1. When I analyze a malicious website, I look for obfuscated Javascript which can be visually detected rather quickly. I admit that when I see search engine analytics, AJAX frameworks, etc, I pass them by because they usually aren’t modified to be malicious. But if I can’t find the obvious malicious script then of course I double-back and scrutinize everything.
What I did here was take Google’s advertisement code which can be found on just about every website out there and modified it in such a way as to redirect the user to Yahoo.com even though it clearly shows Google’s URL. [This is the only script that redirects to Yahoo.com, the rest redirects to Google.com.]

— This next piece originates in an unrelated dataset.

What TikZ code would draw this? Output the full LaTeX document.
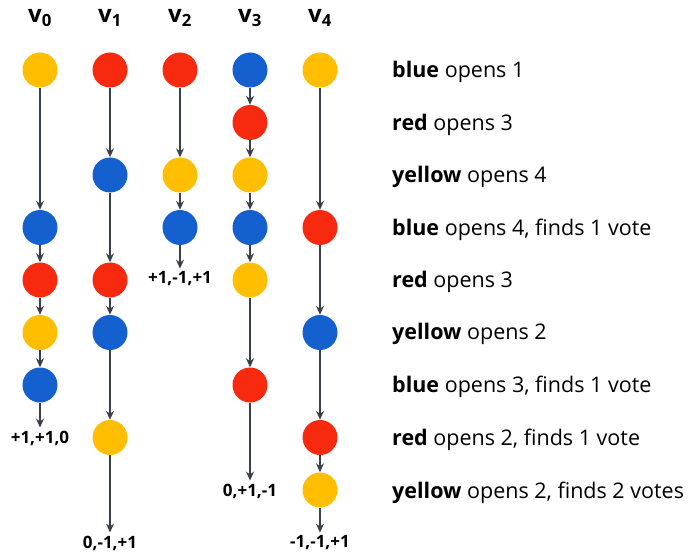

This script dynamically replaces the HTML body with the HTML code from the Javascript. The key to this is the variable “Google_Ad_Client” which holds a bunch of numbers that when read in three at a time (decimal values) eventually converts Google’s URL to Yahoo’s URL.
2. JSUnpack is a very good online tool that analyzes Javascript. I came up with several bypass methods some time ago and I’ll try to use the same techniques against my tool. Here’s one such method.
3. This technique uses HTML to set a cookie that has the redirect script as its content. An external Javascript file is then used to eval the cookie (I’ve included it in the webpage to make it easier to see).
4. Just like the cookie method above, I’m sure this has been used numerous times before. Here, I replace the browser location history with a URL I want the browser to visit then call it.
5. Using Push and Unshift methods, I formed a redirect in an Array object. I basically start at the center then prepend (push) and append (unshift) characters to form the final script. I also threw in some Pops and Shifts so that the final script formation wouldn’t be that straightforward.
6. Okay, now I’m just getting silly. A common characteristic of obfuscated Javascript is garbled text (random characters) or a long string of numbers. As a challenge to myself, I thought I would try to make a redirect without using the word “script”, random characters, or any numbers.
In this example, I used the onerror function to run my Javascript code that counts the characters between semi-colons (“;”) to construct code that redirects the user to Google.